(Stored entries)
— Begin —

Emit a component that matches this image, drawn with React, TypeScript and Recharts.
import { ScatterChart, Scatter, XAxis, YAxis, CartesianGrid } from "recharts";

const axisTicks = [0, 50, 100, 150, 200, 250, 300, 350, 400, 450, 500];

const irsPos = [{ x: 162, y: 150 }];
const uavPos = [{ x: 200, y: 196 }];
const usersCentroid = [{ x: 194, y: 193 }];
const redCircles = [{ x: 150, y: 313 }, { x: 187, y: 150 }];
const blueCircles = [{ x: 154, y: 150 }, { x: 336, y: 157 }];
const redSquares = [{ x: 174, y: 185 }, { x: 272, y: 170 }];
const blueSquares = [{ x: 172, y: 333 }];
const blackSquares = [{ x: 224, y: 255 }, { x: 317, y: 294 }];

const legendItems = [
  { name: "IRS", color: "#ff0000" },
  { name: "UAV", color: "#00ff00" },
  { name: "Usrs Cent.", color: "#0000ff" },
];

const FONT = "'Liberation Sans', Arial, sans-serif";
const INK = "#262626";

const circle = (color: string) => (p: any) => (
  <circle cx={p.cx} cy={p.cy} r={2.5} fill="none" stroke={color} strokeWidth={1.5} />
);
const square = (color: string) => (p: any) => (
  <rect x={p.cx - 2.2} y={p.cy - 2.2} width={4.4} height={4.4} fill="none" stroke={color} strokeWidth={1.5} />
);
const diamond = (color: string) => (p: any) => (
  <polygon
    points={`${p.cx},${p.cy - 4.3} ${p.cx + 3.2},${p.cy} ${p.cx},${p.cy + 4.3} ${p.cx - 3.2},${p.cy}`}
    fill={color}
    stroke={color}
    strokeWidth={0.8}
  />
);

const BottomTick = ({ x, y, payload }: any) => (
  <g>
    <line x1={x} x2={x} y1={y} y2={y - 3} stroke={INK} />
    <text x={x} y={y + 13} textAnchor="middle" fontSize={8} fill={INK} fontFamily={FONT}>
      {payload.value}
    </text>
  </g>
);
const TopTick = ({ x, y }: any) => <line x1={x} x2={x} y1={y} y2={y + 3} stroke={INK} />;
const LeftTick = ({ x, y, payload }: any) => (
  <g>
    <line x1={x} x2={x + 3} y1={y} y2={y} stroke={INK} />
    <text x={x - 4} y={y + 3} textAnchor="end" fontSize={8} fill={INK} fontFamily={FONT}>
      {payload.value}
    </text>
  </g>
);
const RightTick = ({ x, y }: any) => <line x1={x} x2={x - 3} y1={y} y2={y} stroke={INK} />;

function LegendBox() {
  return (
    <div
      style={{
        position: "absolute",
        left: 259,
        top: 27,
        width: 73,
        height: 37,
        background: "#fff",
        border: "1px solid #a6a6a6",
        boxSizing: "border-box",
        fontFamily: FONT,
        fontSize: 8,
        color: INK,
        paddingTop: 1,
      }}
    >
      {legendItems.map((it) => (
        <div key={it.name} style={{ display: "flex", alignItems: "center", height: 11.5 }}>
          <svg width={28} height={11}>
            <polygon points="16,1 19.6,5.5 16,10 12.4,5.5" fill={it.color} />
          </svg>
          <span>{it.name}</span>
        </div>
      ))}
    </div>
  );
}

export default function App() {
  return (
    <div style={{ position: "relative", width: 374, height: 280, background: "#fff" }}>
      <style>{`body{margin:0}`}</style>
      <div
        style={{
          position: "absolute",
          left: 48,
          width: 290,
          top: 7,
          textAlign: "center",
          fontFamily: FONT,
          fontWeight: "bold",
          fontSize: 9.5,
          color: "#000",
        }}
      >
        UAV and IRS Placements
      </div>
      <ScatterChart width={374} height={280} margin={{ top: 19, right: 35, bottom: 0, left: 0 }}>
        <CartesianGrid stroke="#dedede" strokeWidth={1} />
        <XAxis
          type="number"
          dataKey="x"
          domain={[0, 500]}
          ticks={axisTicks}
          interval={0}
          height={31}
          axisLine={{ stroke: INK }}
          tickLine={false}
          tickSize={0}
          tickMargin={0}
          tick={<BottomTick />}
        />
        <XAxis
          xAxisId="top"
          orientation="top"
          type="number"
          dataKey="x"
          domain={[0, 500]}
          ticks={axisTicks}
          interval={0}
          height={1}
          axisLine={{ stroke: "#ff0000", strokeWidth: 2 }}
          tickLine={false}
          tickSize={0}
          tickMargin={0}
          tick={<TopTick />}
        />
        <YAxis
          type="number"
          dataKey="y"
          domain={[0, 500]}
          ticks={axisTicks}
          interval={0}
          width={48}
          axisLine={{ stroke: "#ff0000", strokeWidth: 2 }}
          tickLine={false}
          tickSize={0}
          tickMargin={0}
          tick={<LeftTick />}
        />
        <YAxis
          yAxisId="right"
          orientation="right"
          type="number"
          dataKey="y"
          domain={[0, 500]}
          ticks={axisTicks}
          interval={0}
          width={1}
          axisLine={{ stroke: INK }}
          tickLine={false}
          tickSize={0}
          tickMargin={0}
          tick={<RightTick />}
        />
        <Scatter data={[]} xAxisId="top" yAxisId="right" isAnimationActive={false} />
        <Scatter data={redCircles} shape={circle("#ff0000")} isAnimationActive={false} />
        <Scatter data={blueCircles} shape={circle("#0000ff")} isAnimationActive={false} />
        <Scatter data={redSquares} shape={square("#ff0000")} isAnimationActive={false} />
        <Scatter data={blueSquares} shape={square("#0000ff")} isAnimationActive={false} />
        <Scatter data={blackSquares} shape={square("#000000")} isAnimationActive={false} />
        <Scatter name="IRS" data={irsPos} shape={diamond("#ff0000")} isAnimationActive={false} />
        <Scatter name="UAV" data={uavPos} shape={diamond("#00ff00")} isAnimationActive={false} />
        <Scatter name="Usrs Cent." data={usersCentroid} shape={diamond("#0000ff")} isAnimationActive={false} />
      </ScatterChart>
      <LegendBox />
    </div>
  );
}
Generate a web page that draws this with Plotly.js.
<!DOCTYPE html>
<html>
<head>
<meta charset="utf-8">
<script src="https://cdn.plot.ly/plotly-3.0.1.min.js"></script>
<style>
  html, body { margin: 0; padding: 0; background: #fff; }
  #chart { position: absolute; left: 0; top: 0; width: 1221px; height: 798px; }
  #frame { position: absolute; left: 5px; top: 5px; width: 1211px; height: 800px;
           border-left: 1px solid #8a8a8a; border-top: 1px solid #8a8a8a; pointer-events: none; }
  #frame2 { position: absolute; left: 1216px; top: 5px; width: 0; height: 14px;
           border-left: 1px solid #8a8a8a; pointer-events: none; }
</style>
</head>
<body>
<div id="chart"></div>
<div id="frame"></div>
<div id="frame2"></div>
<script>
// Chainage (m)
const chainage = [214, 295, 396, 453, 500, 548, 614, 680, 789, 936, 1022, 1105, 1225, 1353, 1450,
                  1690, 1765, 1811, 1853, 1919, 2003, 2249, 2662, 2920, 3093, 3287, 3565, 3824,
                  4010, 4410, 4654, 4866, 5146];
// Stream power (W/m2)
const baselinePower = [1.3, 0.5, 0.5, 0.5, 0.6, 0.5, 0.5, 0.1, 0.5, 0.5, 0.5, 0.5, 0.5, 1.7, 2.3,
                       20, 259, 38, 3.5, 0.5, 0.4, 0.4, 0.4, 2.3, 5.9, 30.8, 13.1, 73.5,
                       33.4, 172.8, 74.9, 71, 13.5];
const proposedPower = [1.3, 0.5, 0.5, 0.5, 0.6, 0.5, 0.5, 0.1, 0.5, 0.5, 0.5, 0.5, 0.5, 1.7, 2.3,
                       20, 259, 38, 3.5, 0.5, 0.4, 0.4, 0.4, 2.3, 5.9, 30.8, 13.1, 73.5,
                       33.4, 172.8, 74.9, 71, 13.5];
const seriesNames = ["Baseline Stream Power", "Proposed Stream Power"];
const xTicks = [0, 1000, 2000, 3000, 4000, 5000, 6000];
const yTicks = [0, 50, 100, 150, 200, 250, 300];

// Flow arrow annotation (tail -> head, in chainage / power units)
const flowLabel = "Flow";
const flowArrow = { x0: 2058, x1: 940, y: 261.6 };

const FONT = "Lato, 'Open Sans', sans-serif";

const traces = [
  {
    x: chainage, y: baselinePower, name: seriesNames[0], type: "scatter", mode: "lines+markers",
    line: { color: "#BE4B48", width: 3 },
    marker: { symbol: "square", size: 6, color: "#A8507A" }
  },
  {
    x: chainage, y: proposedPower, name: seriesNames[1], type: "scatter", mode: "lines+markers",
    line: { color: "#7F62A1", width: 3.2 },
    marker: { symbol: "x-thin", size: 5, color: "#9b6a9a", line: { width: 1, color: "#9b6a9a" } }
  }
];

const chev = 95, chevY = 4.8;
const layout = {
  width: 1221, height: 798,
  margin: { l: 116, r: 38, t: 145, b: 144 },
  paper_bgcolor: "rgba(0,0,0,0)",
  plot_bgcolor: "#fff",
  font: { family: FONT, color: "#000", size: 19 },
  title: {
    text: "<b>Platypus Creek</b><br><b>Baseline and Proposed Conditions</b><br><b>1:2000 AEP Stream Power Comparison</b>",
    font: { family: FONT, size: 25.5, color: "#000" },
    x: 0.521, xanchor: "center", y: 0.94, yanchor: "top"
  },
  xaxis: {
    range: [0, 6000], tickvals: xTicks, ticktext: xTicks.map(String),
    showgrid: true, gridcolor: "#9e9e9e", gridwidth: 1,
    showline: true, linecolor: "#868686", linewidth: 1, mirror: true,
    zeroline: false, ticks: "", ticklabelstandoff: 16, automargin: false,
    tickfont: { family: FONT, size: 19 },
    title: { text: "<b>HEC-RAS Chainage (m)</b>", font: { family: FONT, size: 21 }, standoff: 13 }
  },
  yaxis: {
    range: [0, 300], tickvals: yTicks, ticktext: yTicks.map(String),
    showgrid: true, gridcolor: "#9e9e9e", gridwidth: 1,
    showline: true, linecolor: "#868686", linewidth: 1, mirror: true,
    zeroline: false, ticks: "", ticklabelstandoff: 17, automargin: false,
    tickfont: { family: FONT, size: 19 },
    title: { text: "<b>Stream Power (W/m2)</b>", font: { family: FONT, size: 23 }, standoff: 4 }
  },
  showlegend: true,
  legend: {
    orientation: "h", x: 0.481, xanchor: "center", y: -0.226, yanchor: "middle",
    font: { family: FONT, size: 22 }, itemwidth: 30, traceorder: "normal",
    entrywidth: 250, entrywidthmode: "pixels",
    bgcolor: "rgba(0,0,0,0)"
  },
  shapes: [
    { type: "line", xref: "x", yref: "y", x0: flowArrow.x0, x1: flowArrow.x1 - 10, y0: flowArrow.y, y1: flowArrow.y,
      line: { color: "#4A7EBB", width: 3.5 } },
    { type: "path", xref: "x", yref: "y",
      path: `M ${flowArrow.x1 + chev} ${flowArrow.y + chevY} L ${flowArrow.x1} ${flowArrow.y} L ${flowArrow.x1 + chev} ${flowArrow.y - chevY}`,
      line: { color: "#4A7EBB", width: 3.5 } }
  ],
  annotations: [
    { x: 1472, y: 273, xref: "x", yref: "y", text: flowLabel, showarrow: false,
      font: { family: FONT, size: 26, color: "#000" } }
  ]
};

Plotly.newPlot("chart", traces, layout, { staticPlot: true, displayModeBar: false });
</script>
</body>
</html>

— End —

### Short exercise
Across the data above, how many lines include the word "that"? Give only the count.

### The answer
2